— BEGIN Task inputs —

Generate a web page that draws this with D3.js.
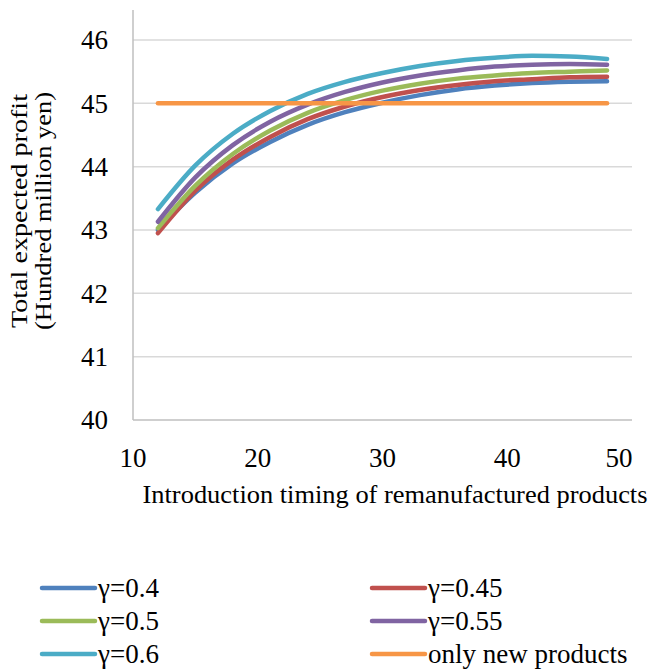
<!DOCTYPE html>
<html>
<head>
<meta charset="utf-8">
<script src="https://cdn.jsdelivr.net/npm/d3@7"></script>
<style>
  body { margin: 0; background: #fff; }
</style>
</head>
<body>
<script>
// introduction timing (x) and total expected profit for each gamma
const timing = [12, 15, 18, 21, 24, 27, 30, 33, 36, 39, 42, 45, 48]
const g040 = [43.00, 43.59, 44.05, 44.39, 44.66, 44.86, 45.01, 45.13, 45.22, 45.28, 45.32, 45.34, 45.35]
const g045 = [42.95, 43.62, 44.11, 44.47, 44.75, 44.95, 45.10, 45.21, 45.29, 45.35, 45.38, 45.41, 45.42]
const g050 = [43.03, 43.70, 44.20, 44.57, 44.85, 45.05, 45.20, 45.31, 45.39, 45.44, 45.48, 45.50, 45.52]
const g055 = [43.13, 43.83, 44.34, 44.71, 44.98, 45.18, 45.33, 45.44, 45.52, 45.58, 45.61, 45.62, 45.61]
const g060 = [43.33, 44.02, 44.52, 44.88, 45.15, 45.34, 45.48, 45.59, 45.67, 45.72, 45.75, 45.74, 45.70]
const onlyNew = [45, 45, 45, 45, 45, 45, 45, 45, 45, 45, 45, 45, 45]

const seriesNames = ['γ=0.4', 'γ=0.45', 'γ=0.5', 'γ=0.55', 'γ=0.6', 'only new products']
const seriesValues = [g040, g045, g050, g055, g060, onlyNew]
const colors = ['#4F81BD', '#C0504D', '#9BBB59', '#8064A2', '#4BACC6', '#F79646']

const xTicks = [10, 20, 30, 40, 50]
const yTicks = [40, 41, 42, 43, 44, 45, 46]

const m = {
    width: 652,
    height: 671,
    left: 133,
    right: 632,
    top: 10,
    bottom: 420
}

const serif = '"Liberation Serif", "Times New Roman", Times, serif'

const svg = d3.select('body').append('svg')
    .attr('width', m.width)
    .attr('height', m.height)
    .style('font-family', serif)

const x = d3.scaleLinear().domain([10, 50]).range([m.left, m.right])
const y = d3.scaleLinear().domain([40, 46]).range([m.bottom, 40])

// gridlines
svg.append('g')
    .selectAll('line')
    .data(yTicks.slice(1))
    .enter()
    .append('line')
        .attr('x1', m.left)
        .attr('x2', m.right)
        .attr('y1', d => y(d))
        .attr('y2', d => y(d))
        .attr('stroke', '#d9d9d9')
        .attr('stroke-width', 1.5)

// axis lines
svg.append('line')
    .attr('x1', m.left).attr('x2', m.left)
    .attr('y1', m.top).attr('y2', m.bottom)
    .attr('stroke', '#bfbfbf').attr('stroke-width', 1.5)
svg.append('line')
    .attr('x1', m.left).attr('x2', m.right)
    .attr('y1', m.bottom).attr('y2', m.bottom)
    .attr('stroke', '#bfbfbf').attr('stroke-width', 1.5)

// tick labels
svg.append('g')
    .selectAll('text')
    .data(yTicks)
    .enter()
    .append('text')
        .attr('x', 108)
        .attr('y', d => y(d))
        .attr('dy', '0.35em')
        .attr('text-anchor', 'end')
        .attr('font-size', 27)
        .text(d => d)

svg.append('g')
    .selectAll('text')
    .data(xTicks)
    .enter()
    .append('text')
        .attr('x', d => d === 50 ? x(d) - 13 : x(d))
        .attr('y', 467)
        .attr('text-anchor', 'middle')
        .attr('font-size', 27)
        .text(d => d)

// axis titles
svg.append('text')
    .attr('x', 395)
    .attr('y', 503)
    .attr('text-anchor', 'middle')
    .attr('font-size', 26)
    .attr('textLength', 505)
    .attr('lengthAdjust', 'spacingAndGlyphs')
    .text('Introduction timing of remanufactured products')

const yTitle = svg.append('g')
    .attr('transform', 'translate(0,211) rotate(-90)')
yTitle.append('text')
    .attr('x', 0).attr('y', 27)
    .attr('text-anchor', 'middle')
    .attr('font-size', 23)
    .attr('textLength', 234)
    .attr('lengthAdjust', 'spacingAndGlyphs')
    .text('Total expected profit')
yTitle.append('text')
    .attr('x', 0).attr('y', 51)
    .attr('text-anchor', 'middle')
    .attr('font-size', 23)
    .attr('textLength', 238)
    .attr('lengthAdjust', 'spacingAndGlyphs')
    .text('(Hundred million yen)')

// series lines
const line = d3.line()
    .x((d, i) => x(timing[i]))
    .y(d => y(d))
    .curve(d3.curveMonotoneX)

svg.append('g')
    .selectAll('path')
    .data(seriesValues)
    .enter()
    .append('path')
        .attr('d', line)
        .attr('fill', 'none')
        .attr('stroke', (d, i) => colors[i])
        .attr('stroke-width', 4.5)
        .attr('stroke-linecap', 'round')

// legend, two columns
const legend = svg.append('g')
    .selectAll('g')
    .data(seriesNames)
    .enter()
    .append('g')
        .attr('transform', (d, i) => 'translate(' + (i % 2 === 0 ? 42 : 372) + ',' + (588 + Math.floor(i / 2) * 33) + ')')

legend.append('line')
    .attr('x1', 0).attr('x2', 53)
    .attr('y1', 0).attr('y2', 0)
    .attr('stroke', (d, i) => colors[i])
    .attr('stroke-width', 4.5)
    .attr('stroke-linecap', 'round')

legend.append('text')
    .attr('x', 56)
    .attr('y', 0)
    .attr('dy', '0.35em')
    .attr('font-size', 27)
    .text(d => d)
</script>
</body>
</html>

— END Task inputs —
— BEGIN Task inputs —

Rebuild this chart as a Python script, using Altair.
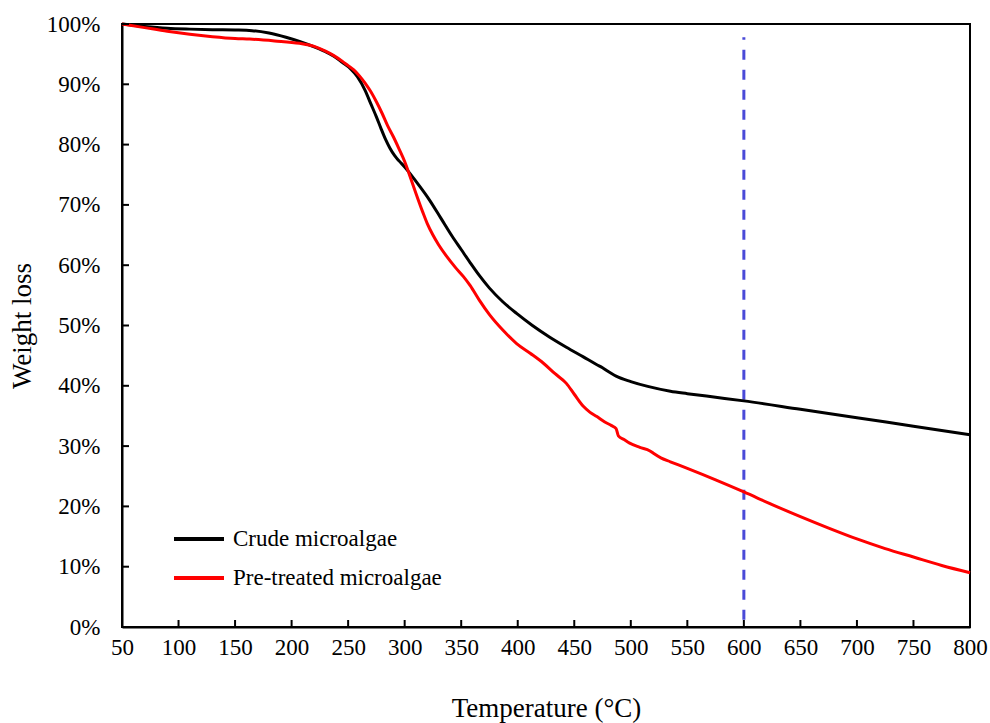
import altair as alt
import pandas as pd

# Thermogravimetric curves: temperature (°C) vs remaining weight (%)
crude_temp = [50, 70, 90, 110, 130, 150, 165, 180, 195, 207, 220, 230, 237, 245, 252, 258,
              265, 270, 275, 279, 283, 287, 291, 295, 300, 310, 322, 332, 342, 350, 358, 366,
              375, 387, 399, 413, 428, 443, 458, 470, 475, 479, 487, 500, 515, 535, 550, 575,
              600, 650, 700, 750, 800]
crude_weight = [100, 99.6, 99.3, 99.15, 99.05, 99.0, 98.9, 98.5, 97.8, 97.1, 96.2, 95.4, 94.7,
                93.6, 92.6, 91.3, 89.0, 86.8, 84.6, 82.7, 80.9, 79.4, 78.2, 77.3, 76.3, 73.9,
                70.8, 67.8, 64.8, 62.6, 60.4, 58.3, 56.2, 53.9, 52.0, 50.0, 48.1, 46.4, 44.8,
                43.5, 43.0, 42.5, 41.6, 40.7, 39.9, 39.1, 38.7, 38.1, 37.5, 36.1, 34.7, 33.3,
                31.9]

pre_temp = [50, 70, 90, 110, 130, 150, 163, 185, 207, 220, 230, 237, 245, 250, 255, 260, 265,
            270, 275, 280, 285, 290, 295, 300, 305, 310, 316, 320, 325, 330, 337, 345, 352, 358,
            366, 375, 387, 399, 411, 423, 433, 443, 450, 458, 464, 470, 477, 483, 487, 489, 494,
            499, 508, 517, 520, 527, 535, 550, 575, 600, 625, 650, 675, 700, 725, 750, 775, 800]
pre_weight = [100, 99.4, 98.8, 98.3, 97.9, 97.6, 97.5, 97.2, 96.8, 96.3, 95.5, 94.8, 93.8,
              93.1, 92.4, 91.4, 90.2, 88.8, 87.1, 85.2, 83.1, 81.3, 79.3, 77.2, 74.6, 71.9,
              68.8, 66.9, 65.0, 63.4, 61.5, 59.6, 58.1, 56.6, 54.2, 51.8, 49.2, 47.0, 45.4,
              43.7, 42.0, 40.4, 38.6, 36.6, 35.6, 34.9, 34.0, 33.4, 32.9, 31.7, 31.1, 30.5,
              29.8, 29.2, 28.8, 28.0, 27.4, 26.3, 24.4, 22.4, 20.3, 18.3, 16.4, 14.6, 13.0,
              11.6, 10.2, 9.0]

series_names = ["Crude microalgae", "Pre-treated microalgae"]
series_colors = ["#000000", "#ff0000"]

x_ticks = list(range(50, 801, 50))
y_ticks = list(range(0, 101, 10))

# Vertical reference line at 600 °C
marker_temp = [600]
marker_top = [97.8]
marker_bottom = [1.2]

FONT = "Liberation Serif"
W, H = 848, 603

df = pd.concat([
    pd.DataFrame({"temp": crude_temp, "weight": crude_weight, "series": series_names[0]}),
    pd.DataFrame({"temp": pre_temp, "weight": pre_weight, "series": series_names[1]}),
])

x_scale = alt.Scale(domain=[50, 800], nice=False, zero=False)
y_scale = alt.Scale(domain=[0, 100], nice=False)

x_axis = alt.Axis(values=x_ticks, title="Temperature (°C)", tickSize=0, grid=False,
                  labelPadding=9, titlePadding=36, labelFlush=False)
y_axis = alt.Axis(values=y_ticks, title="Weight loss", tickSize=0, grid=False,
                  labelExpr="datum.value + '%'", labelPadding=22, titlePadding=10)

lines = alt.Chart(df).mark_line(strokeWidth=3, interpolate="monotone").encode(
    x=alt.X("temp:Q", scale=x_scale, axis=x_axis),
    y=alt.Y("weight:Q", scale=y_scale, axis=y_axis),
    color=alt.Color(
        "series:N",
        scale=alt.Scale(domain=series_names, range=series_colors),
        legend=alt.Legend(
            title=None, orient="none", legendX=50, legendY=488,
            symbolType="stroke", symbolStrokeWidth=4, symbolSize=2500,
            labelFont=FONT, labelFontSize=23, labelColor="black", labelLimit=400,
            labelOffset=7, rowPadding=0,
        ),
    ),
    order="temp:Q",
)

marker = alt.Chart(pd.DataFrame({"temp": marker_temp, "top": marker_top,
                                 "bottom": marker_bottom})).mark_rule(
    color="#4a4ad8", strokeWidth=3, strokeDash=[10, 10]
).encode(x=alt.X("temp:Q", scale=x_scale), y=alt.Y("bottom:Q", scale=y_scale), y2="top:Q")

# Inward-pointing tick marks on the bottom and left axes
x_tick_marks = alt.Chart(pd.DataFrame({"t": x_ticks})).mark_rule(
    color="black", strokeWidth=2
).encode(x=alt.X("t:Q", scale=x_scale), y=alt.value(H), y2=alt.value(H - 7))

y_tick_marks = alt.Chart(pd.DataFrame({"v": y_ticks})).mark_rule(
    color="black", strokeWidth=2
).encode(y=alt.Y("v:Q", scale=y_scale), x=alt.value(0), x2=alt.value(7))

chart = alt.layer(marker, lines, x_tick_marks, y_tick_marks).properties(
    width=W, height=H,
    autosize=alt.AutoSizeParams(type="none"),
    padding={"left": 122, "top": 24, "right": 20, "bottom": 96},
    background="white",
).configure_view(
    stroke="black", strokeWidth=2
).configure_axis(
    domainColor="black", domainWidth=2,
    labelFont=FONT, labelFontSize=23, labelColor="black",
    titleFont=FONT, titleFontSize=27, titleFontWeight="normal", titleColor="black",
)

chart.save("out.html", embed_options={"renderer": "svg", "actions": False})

— END Task inputs —
— BEGIN Task inputs —

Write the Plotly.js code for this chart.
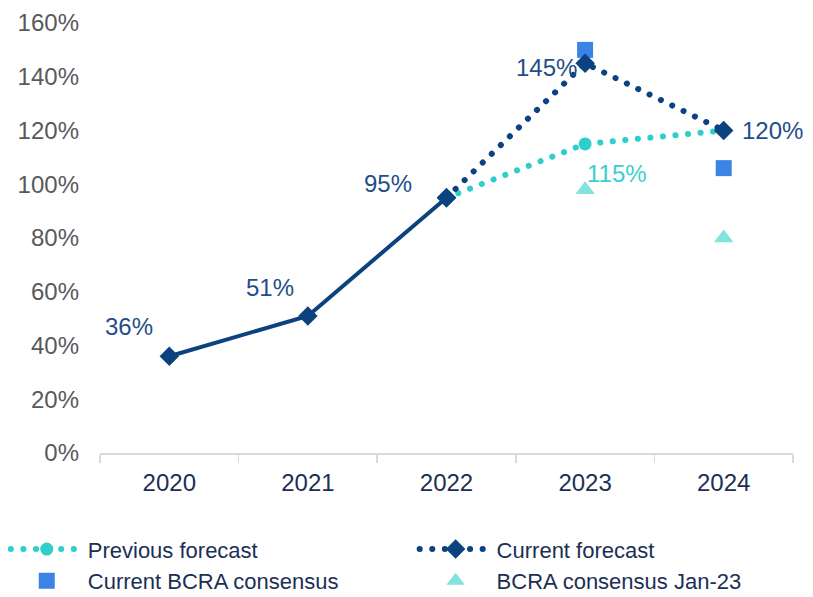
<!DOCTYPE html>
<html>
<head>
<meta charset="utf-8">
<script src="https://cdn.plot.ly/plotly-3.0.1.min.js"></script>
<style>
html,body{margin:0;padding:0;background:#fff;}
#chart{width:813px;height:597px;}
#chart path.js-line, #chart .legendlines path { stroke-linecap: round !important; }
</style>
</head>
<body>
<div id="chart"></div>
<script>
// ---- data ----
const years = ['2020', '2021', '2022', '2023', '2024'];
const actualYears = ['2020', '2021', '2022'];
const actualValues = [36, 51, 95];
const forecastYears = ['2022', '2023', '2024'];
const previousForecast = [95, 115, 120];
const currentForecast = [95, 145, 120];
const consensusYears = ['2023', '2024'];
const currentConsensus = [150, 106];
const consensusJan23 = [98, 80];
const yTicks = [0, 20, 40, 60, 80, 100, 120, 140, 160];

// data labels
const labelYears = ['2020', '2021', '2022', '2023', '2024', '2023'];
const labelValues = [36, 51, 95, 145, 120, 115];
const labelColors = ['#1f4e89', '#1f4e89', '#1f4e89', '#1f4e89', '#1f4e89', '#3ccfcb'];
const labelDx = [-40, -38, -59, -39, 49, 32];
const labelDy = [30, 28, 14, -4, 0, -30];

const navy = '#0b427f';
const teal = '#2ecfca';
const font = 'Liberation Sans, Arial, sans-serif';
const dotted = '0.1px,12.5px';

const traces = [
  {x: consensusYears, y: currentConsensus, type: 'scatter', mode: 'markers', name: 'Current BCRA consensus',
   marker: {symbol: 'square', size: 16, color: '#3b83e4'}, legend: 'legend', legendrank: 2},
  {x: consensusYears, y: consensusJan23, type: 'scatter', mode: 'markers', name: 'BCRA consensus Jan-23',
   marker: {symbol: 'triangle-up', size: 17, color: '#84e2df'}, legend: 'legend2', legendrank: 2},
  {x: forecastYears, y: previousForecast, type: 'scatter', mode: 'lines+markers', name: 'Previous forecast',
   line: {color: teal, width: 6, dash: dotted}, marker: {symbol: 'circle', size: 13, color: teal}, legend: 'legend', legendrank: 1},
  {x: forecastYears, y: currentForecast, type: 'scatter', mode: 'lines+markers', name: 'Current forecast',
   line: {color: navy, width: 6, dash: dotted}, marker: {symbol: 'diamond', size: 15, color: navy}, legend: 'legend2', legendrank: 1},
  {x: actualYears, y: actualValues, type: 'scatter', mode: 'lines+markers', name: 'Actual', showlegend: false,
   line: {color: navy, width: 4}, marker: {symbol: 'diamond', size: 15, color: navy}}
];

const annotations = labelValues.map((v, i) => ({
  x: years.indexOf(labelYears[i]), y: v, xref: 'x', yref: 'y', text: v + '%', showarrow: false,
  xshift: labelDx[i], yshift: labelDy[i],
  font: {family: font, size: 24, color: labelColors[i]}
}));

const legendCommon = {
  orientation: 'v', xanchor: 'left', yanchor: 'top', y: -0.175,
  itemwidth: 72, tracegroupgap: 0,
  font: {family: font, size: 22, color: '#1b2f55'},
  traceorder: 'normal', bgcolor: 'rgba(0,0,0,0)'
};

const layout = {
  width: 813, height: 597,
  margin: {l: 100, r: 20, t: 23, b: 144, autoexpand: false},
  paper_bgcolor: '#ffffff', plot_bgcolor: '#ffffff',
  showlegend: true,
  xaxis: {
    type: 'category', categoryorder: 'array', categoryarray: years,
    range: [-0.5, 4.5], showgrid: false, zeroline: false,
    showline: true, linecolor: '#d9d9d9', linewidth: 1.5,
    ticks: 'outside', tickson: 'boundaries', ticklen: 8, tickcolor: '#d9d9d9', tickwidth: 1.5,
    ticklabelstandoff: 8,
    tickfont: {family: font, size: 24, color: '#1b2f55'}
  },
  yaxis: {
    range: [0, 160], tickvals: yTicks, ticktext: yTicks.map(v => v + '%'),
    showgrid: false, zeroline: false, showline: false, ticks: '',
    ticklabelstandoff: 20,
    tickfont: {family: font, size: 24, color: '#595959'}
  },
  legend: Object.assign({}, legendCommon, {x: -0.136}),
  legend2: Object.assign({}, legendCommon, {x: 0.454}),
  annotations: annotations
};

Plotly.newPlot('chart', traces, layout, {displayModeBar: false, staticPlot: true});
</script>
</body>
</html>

— END Task inputs —

Written exercise. Gather each line in the entries above where the string "script" is found.

Full solution.
<script src="https://cdn.jsdelivr.net/npm/d3@7"></script>
<script>
</script>
Rebuild this chart as a Python script, using Altair.
<script src="https://cdn.plot.ly/plotly-3.0.1.min.js"></script>
<script>
</script>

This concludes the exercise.